Between the East and the West, the Great Lakes and the St. Lawrence River formed the main artery of travel. To control the narrow rivers and straits that connect the Great Lakes was to control the travel over them, and as the French extended their rule from Quebec to the West, they fortified these narrow places one by one.

Fort Niagara was built at the mouth of the Niagara River. Then on July 24, 1701, Antoine de la Mothe Cadillac landed on the banks of the Detroit River and began the work of building a palisade fort, almost where the river widens into Lake Saint Clair.

Cadillac thought that at Fort Detroit he had found one of the garden spots of the country. In the pine forests of the Michigan peninsula game of every sort abounded, and their skins enriched alike the Indians and the French. The waters of Lake Saint Clair swarmed with wild fowl. In the woods wild grapes grew in profusion, and the rich lands bordering both sides of the river assured plentiful crops, depending only upon the industry of those who tilled the soil. However, in spite of his enthusiasm over the beauty of the site, Cadillac proceeded to lay out a very ugly little town with rude dwellings huddled along narrow muddy streets.

Such as it was, Detroit remained under French rule for fifty-nine years, becoming one of the most prosperous of the French outposts. The Indians were, for the most part, friendly with the French, and in 1760 the place had a population of 2500, which made it of great importance in the sparsely settled West.

Then came the years of the French and Indian wars, and finally the French, having lost Quebec, were obliged to surrender to the English. So in November, 1760, Detroit was given up to Major Robert Rogers in command of a detachment of British regulars and American militia.

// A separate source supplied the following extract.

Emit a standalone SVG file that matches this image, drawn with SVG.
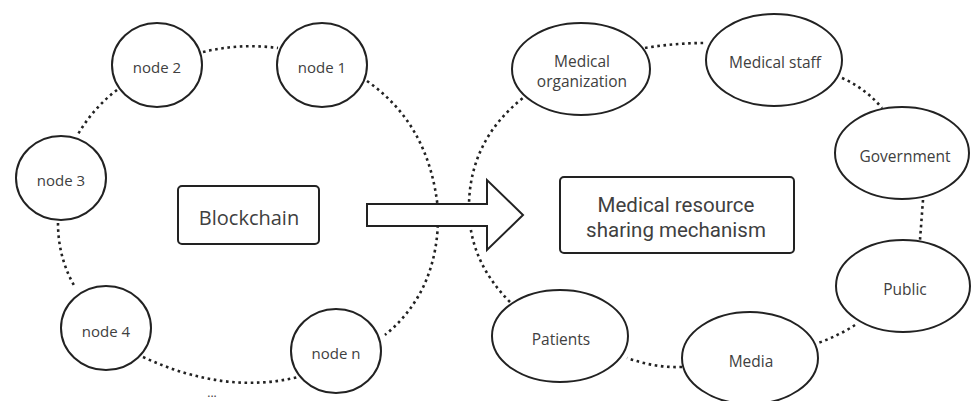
<svg xmlns="http://www.w3.org/2000/svg" width="971" height="401" viewBox="0 0 971 401">
<style>
.n{fill:#fff;stroke:#222;stroke-width:2}
.t{font-family:"Open Sans","Noto Sans","Liberation Sans",sans-serif;fill:#404040;text-anchor:middle}
.r{font-family:Roboto,"Liberation Sans",sans-serif;font-size:20.5px}
.s{font-size:15px}
.m{font-size:15.5px}
.d{fill:none;stroke:#222;stroke-width:2.6;stroke-dasharray:2.6 3.6}
</style>
<rect width="971" height="401" fill="#fff"/>
<g id="connectors">
<path class="d" d="M203,52 Q240,43 278,48"/>
<path class="d" d="M367,81 Q430,125 438,210 Q440,290 385,335"/>
<path class="d" d="M117,90 Q93,108 77,136"/>
<path class="d" d="M58,223 Q58,258 75,287"/>
<path class="d" d="M143,357 Q225,395 298,377"/>
<path class="d" d="M645,48 Q675,43 705,43"/>
<path class="d" d="M842,78 Q865,88 882,108"/>
<path class="d" d="M923,200 L920,240"/>
<path class="d" d="M855,325 Q838,336 818,343"/>
<path class="d" d="M682,367 Q655,368 627,358"/>
<path class="d" d="M510,302 Q468,260 469,205 Q470,140 523,98"/>
</g>
<g id="arrow">
<polygon class="n" points="367,204 487,204 487,180 523,215 487,250 487,226 367,226"/>
</g>
<g id="node1"><ellipse class="n" cx="322" cy="65" rx="45" ry="42"/><text class="t s" x="322" y="73">node 1</text></g>
<g id="node2"><ellipse class="n" cx="157" cy="65" rx="45" ry="42"/><text class="t s" x="157" y="73">node 2</text></g>
<g id="node3"><ellipse class="n" cx="61" cy="178" rx="45" ry="42"/><text class="t s" x="61" y="186">node 3</text></g>
<g id="node4"><ellipse class="n" cx="106" cy="328" rx="45" ry="42"/><text class="t s" x="106" y="337">node 4</text></g>
<g id="noden"><ellipse class="n" cx="336" cy="351" rx="45" ry="42"/><text class="t s" x="336" y="359">node n</text></g>
<g id="ellipsis"><text class="t" style="font-size:12px" x="212" y="397">...</text></g>
<g id="blockchain"><rect class="n" x="178" y="186" width="141" height="58" rx="4"/><text class="t" style="font-size:20px" x="249" y="225">Blockchain</text></g>
<g id="mechanism"><rect class="n" x="560" y="177" width="234" height="76" rx="4"/><text class="t r" x="676" y="212">Medical resource</text><text class="t r" x="676" y="236.5">sharing mechanism</text></g>
<g id="medorg"><ellipse class="n" cx="581" cy="69" rx="69" ry="46"/><text class="t m" x="582" y="67">Medical<tspan x="582" dy="20">organization</tspan></text></g>
<g id="medstaff"><ellipse class="n" cx="774" cy="60" rx="68" ry="46"/><text class="t m" x="775" y="68">Medical staff</text></g>
<g id="government"><ellipse class="n" cx="902" cy="153" rx="67" ry="46"/><text class="t m" x="905" y="162">Government</text></g>
<g id="public"><ellipse class="n" cx="903" cy="286" rx="67" ry="46"/><text class="t m" x="905" y="295">Public</text></g>
<g id="media"><ellipse class="n" cx="750" cy="358" rx="68" ry="46"/><text class="t m" x="751" y="367">Media</text></g>
<g id="patients"><ellipse class="n" cx="560" cy="336" rx="68" ry="46"/><text class="t m" x="561" y="345">Patients</text></g>
</svg>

The English were not allowed to remain long in undisturbed possession of their new outpost. Pontiac, chief of the Ottawas and one of the craftiest of all Indian warriors, was friendly to the French. In 1763, through his immense influence with all the Western tribes, he organized a conspiracy to drive the English from the territory which they had won with such difficulty. Detroit was one of the first places to be attacked. The siege lasted several months, but in spite of the cruelty and cunning of the attack, the garrison held out until at last relief came. Thus by their bravery they did much to prevent the success of Pontiac's Conspiracy, as the uprising is called.

Then came the Revolution. At its close, the Treaty of Paris was signed in 1783. By the terms of this treaty, Detroit, together with the other British outposts in the West, became the property of the United States. However, it was not until 1796 that the place was actually occupied by American troops.

Sixteen years later Detroit again passed into the possession of the British. This was during the war of 1812 and followed the defeat of General William Hull's ill-fated expedition into Canada. Falling back to Detroit, Hull was attacked, and surrendered to the British after a half-hearted resistance.

A little more than a year later, however, in October, 1813, Oliver Hazard Perry won the famous battle of Lake Erie. This gave the Americans control of the lake, and the British soon abandoned Detroit, which has since remained in the possession of the United States.

Detroit had prospered but little since 1760. Its inhabitants were for the most part easy-going Frenchmen. They were not suited to the strenuous work of city building. Detroit, instead of growing larger, was becoming smaller; and when, in 1820, the United States took a census of the place, it had but 1442 inhabitants as against the 2500 that Major Rogers found in 1760.